Students Tell Impactful Stories Through WUOT
Caption: Senior Caleb Colvin edits audio at WUOT-FM for his story on plans to expand Knoxville’s tree canopy.
Senior Caleb Colvin’s first assignment with WUOT-FM was covering Tennessee State Rep. Gloria Johnson’s U.S. Senate bid announcement.
The School of Journalism and Media major was paired with Jacqui Sieber, WUOT reporter and host of All Things Considered, for the story. Colvin interviewed members of the public gathered at Johnson’s announcement and shared their comments with Sieber for the story.
An aspiring sports journalist, Colvin felt he took away a lot from his experience at East Tennessee’s NPR station. He applied for the 2023 WUOT fall practicum to tell stories he typically wouldn’t, adding he believes it would help him become a better reporter.
Through WUOT he got to work on a number of stories but his favorite project was on the City of Knoxville’s Growing Urban Tree Canopy project. Colvin got the opportunity to take the lead on researching, interviewing, writing and editing audio for the story.
Colvin said he was able to work on fundamental skills, such as writing, conducting interviews and doing research, all while covering a wide range of topics while working at the station. He also picked up some new skills as this was the first time he has worked in radio.
“It was cool being in the studio and learning how to record and edit audio for stories,” Colvin said. “They also said I have a voice for radio, so that was nice to hear.”

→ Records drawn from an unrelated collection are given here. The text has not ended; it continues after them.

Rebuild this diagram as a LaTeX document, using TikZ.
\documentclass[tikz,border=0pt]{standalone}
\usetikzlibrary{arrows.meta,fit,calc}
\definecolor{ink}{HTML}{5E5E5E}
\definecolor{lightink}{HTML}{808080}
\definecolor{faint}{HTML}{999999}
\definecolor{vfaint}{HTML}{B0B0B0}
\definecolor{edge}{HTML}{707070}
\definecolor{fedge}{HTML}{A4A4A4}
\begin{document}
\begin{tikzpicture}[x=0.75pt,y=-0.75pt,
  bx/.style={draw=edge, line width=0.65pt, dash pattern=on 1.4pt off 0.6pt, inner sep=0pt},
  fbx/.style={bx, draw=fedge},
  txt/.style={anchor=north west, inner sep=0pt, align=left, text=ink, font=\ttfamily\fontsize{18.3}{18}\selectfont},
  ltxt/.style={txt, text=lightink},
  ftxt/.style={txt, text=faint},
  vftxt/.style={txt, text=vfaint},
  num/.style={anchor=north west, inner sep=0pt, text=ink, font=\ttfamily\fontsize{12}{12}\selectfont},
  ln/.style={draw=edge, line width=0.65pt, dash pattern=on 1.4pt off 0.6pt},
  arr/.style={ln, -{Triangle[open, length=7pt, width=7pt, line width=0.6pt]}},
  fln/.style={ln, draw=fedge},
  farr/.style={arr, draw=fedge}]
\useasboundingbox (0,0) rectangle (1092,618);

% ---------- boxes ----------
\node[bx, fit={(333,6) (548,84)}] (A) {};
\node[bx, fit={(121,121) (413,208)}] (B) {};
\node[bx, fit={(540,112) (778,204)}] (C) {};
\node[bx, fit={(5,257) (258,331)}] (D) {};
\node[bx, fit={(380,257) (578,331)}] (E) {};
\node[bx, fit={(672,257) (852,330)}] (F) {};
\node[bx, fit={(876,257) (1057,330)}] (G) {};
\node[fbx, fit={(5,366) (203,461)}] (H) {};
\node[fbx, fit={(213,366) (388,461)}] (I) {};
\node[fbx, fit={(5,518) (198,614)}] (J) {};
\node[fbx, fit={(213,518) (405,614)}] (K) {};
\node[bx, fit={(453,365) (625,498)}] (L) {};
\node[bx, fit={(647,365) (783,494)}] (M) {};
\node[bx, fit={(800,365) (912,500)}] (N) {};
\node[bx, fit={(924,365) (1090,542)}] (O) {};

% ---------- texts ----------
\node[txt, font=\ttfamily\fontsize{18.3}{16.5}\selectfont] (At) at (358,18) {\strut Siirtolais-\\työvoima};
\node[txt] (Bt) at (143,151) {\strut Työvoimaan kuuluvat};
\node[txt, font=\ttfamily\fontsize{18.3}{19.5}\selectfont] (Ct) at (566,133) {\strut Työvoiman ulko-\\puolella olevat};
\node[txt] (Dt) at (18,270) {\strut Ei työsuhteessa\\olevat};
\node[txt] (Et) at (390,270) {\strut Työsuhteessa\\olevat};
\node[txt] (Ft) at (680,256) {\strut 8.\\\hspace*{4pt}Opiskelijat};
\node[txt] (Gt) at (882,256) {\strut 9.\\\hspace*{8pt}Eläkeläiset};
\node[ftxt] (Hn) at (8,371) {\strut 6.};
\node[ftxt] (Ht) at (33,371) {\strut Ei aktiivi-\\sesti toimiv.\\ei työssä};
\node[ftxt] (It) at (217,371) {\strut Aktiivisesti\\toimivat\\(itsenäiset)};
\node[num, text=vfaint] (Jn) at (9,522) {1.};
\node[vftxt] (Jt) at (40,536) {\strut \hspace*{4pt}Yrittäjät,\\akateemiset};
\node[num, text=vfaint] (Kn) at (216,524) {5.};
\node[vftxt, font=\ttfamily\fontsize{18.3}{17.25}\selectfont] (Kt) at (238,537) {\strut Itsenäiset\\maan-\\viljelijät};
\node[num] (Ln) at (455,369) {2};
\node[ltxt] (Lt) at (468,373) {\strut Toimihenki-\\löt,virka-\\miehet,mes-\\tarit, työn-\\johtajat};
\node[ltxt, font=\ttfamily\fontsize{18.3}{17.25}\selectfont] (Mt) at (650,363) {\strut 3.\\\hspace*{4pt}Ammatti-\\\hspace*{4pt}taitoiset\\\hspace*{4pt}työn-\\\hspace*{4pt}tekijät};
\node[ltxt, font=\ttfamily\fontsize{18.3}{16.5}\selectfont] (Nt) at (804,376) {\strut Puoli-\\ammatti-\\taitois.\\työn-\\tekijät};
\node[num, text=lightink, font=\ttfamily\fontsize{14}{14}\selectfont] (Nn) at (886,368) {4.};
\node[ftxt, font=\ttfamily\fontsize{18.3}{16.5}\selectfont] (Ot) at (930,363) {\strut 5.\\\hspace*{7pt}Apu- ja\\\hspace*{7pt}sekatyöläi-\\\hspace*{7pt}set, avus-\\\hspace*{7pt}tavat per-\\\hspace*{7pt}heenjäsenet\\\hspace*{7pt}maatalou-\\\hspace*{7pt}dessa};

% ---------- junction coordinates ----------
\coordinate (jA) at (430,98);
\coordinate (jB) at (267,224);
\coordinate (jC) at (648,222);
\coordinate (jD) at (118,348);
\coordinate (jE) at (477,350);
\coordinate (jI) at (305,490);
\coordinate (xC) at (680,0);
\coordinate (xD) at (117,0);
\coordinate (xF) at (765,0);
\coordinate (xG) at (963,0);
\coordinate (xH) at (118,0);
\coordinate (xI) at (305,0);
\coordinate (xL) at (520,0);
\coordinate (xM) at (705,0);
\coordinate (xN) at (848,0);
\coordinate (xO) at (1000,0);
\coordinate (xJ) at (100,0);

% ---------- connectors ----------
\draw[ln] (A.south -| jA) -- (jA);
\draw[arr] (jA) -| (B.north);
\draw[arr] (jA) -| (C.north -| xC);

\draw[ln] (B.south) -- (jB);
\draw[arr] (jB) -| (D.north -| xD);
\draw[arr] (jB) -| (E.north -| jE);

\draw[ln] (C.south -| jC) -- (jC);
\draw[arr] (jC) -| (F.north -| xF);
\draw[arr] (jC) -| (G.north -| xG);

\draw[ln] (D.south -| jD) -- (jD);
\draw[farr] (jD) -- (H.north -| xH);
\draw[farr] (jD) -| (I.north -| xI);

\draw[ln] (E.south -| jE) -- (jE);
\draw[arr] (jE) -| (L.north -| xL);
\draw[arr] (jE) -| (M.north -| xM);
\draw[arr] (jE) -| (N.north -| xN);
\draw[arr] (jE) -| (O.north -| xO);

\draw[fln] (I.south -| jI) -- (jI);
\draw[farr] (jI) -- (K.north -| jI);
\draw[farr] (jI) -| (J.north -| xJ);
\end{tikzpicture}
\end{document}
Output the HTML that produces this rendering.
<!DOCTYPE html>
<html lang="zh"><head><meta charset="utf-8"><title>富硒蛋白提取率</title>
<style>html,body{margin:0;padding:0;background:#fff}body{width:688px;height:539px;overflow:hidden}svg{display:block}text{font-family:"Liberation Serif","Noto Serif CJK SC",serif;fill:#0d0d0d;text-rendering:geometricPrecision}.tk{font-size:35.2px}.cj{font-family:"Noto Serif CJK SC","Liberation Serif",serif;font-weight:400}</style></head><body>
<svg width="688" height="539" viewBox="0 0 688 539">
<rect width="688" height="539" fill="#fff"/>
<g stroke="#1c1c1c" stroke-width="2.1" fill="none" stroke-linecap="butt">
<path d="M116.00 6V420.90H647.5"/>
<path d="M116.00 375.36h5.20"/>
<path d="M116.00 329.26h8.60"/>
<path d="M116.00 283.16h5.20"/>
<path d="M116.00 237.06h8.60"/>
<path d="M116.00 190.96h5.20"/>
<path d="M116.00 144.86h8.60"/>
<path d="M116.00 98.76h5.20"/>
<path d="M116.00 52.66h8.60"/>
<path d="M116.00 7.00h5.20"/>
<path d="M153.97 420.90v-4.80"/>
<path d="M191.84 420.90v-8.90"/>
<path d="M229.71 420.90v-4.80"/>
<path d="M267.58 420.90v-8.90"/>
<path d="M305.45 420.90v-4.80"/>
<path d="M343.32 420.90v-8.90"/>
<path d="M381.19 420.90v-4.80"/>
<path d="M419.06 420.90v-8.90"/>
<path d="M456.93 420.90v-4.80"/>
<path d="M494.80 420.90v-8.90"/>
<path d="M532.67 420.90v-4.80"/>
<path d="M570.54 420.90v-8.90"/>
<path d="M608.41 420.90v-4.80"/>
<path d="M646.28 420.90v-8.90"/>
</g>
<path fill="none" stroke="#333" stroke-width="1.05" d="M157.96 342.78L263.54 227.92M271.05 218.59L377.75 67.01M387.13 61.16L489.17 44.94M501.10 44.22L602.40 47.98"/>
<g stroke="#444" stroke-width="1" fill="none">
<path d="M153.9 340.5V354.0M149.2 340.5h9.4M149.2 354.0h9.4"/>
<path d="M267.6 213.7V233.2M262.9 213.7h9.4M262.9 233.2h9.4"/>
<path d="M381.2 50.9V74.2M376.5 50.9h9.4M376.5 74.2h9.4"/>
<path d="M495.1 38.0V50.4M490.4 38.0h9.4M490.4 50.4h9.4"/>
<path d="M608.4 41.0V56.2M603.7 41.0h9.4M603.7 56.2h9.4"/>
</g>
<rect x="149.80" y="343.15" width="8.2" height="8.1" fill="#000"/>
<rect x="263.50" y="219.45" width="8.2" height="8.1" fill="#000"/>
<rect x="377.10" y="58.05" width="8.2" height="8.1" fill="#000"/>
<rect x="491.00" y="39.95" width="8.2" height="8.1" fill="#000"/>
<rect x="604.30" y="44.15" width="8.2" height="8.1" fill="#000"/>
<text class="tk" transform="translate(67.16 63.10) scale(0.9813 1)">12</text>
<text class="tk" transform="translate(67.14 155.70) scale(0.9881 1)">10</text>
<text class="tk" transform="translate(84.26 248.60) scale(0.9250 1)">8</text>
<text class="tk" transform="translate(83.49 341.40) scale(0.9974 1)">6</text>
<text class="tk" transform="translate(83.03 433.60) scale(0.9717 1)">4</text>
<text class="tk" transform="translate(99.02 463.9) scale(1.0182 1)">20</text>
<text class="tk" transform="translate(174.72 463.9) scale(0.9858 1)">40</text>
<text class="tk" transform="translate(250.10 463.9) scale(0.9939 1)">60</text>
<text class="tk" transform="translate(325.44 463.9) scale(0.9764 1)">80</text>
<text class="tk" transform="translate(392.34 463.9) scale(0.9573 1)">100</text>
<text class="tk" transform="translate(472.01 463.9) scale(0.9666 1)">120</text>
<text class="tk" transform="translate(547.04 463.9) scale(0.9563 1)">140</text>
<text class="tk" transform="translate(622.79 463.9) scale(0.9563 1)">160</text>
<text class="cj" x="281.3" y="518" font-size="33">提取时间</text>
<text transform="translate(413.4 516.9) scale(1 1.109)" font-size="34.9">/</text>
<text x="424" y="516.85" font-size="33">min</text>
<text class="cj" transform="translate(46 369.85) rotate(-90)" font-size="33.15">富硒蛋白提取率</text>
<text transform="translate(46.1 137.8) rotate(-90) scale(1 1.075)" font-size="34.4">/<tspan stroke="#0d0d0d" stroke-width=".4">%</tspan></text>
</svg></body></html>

Growing opportunities, a community journalism focus
WUOT transitioned into the College of Communication and Information this past July.
Professor of Practice Melanie Faizer said this move allows the station and college to leverage each other’s expertise to provide listeners with more local content and provide students more experiential learning opportunities.
Aside from practicums, Faizer said students are introduced to the station through the School of Journalism and Media graduate program, which emphasizes the importance of community journalism and requires all graduate students to complete local reporting assignments for media outlets as part of its curriculum.
Master’s student Alexis Bishop reported on different topics while working at WUOT the past fall. As a former teacher, she really enjoyed covering education funding the most.
“Those articles were definitely some pieces that I was proud of because it’s a topic that’s near and dear to my heart as someone who’s a former educator,” Bishop said.
Writing has always been a passion for Bishop, adding this led her to pursue a second master’s degree in communication even as she works full-time as a learning and organizational development consultant at the University of Tennessee, Knoxville.
Bishop said prior to working at the station her writing experience was primarily for online media, like blogs and websites. She never thought about working in radio until the opportunity presented itself in her JREM 515 Journalism Project 1 course.
“It’s something that I never really thought I would get the chance to do,” Bishop said. “I think that it was a really neat opportunity to be able to work in that atmosphere and see what it’s like behind the scenes, get in the studio to use the technology and have the opportunity to interview people for different stories.”
Master’s student MaryBeth Mahne also worked at WUOT this past fall. She said at the start of the semester she was intimidated by the idea of covering news because she had no prior experience. However, by the end of the semester she felt much more confident in her abilities thanks to the experience.
At the station, Mahne said they worked on the basics of news writing and scripting writing for radio, along with interviewing skills. Both Bishop and Mahne had their work published and aired.
“I would recommend other students check out WUOT for their news, but also for internship and experience opportunities. I think our generation gets so much of our news from social media and does not have a true understanding of traditional news,” Mahne said. “Working with WUOT opened my eyes to a lot going on in Tennessee that I was unaware of previously and I gained so much confidence and experience through this opportunity.”
Faizer said students not only get hands-on experience working at WUOT but insights into the industry by working alongside seasoned reporters. She added when students are able to see what goes into telling impactful stories firsthand it helps convey the importance of journalism much more than just hearing about it in a classroom.
As the station settles into its new home within the college, Faizer said opportunities for students will increase, but that their reporting will also help the community.
Faizer said WUOT is in a unique position to become a leader in local and community news in this area which would teach students the importance of being civically engaged and why local news matters to communities and democracy.
“They have the opportunity to do stories here that nobody else is doing and that has the potential to change the local news landscape,” Faizer said.